Practical Solutions for Managing and Growing Organizations

Finding liberation in strategic planning by Carl Sylvestre

May 26, 2013March 23, 2021

In reviewing the outcome of a recent campaign, a team raised the following question, “what if we had done this instead, what would have been the outcome?” Of course we will never know, the road we didn’t take doesn’t add up to anything. It never happened.  What we can control is the present and to think about the road ahead. These options are at the heart of strategic planning and if the process is approached within the right frame, it opens new doors and it can be a liberating experience for all involved.

Strategic planning is about looking at choices and the trade-offs that we anticipate.

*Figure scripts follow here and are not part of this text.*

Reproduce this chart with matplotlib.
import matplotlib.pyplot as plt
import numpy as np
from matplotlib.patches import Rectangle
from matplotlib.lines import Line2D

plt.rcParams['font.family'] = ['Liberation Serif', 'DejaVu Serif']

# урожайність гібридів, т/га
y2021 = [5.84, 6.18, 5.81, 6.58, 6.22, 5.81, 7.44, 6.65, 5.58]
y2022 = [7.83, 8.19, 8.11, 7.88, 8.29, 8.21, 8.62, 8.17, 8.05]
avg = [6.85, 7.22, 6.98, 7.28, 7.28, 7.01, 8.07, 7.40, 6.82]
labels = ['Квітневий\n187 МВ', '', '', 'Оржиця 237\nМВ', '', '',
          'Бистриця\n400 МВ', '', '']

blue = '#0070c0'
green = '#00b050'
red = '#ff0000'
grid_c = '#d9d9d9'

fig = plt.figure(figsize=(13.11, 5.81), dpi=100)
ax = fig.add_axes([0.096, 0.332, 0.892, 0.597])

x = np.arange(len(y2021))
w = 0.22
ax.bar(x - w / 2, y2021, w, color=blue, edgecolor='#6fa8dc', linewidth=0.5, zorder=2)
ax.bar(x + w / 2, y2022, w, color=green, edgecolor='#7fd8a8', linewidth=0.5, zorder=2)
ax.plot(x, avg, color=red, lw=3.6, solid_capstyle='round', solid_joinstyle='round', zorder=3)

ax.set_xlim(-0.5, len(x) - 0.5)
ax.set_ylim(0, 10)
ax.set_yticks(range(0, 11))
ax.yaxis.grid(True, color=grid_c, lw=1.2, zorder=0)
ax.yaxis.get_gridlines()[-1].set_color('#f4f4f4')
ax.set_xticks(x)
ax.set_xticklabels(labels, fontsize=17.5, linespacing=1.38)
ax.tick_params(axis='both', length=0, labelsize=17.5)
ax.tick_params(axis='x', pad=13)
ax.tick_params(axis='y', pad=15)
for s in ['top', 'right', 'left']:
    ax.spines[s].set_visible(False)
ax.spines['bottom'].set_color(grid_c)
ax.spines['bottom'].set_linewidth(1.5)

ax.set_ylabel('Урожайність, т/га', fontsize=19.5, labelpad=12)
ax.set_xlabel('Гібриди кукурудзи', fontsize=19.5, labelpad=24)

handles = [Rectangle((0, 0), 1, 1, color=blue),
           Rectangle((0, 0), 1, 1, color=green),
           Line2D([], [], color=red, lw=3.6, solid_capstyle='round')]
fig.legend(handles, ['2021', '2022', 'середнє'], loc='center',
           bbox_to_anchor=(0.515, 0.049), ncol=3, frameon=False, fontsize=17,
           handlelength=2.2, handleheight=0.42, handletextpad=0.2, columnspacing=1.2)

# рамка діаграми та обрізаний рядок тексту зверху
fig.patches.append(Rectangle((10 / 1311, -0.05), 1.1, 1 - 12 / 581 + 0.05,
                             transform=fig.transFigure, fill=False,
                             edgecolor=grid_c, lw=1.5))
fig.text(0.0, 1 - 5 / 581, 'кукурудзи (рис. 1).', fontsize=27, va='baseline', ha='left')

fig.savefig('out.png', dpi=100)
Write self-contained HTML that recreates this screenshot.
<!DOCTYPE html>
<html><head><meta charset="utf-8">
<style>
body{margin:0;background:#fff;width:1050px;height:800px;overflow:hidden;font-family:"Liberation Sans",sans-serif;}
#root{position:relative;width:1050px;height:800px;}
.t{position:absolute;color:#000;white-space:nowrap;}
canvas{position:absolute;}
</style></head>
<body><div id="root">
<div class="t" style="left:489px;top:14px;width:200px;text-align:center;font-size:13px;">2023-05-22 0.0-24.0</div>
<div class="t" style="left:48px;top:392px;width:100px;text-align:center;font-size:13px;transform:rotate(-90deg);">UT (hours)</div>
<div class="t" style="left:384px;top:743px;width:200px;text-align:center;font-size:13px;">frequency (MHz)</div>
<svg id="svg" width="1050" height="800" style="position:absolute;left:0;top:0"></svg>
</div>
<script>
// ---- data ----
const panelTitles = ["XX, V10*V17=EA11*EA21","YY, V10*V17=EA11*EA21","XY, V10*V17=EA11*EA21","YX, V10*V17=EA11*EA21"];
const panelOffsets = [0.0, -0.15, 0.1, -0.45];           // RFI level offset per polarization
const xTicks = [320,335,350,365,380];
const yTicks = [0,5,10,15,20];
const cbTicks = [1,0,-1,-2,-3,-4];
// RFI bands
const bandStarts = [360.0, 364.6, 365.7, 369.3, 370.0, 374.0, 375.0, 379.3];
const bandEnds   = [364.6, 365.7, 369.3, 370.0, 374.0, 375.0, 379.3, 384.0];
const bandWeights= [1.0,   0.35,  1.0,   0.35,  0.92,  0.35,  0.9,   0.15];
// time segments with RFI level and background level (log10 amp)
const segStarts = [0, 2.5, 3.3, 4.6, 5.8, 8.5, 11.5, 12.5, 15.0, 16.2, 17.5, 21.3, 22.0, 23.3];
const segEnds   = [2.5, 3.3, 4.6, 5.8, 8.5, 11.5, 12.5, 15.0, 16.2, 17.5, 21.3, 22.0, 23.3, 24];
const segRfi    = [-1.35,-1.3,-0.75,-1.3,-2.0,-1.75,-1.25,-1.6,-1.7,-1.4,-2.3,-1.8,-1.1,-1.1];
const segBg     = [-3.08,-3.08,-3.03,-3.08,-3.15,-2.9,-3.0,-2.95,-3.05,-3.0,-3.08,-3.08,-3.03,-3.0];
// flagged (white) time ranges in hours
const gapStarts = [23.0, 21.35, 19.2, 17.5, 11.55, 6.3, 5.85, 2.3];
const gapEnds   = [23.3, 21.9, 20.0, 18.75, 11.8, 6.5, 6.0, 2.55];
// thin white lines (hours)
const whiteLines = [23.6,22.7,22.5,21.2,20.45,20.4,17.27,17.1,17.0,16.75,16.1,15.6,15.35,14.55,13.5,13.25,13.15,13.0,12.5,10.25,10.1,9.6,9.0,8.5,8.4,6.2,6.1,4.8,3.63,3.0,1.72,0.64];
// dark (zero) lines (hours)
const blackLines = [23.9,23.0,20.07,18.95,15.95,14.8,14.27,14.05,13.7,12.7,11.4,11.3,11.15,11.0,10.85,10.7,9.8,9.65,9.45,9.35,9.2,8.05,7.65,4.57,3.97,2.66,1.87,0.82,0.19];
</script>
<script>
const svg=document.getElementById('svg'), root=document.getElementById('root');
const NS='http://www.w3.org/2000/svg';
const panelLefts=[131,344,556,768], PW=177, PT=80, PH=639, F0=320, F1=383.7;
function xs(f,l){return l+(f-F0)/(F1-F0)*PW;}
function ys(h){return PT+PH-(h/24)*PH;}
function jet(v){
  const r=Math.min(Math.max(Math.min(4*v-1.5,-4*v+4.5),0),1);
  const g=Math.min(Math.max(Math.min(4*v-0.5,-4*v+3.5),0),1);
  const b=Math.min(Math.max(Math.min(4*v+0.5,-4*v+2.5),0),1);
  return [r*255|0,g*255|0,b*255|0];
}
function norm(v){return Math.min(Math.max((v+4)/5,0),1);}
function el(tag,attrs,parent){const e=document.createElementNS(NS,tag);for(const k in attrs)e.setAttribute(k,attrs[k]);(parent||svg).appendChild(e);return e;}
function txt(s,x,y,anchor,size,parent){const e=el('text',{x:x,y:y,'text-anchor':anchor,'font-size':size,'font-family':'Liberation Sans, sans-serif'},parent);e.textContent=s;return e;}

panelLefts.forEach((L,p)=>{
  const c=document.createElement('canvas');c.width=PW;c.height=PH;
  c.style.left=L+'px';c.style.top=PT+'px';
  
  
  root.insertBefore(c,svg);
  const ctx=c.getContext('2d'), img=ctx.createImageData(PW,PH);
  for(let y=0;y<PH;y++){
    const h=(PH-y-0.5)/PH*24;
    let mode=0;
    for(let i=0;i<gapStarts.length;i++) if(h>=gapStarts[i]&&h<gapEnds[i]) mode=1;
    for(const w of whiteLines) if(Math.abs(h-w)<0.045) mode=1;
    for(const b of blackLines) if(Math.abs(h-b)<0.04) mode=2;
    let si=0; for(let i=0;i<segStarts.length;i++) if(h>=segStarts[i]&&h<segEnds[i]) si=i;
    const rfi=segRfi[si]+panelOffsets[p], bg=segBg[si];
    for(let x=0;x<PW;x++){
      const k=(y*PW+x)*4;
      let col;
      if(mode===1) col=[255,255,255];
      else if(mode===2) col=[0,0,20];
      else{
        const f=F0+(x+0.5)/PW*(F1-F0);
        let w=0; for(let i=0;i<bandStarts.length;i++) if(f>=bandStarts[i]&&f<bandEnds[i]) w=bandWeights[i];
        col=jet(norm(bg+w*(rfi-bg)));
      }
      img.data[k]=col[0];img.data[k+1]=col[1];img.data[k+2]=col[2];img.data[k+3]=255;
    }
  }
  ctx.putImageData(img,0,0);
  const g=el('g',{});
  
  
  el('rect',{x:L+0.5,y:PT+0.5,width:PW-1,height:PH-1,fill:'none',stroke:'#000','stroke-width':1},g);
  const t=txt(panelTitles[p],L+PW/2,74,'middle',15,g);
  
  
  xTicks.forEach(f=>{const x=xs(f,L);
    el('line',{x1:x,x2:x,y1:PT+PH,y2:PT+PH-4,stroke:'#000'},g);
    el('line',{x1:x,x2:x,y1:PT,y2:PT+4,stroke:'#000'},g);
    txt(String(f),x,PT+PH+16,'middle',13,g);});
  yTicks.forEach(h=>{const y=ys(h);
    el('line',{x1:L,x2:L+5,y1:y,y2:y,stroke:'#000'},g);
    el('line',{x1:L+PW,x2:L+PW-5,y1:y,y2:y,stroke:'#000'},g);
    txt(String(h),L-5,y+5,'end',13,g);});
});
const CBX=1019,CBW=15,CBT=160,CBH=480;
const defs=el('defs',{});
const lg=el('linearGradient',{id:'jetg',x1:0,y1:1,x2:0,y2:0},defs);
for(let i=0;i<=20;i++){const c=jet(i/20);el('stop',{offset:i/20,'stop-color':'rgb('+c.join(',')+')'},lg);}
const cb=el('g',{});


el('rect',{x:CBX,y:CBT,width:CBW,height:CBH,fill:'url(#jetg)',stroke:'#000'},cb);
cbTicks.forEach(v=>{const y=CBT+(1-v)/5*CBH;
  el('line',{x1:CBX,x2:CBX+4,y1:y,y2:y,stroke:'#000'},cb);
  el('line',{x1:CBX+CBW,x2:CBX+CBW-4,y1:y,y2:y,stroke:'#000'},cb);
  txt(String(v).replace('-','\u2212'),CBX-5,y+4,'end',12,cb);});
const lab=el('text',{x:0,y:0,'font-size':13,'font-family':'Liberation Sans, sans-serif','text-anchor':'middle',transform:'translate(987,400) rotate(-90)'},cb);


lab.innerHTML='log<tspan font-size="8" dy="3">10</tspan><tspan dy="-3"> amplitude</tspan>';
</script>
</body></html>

To some this is fun, but for others it is fought with tension.  For a period of time, a team is faced with the actions and recommendations that can have a tremendous impact on their lives and that of their customers.  That comes with great responsibilities.  Within that framework strategic planning is viewed as a straight jacket that monitors and locks in place our movements.  For example, if we decide that this marketing strategy is built the foundation of the X-axis, then the Y-axis goes further apart and their intersections should never meet.  These are big decisions that are often seemed to be avoided at all cost and reduces the value of strategic planning. We can’t see the future why develop long-range plans based on assumptions when the real challenge is living in the moment.

Yet, if strategic planning is viewed as creating new roads to alter the challenges of the present then it becomes a liberating tool.  It is by looking at our options that we open up and start imagining that there has got to be a better way to build this mousetrap.  What is often missing in strategic planning is the dare to put the big vision on the table and start thinking of all the options beyond the textbook scenarios.  There will never be one path to achieve a goal, but one that has to be tested time and time again.

Strategies do not stay the same.  A good strategy must recognize that the external environment will have surprises and the one thing that remains constant is our vision.  Who would have thought only a few years ago that a major section of our marketing plan would be devoted to social media? However, the vision remains to find ways to enhance the interaction with our customers.

Good strategy means that we have to plan to adapt. Our challenge is to have the courage to build that into our planning scenario for the future.  Thus, as we monitor the plan we are open to new possibilities rather than being paralyzed by them. If we approach strategy as taking control of our future, then it is a liberating entry point to get everyone engaged in this process. The questions will not be about the road we didn’t take, but rather on the new road that we built.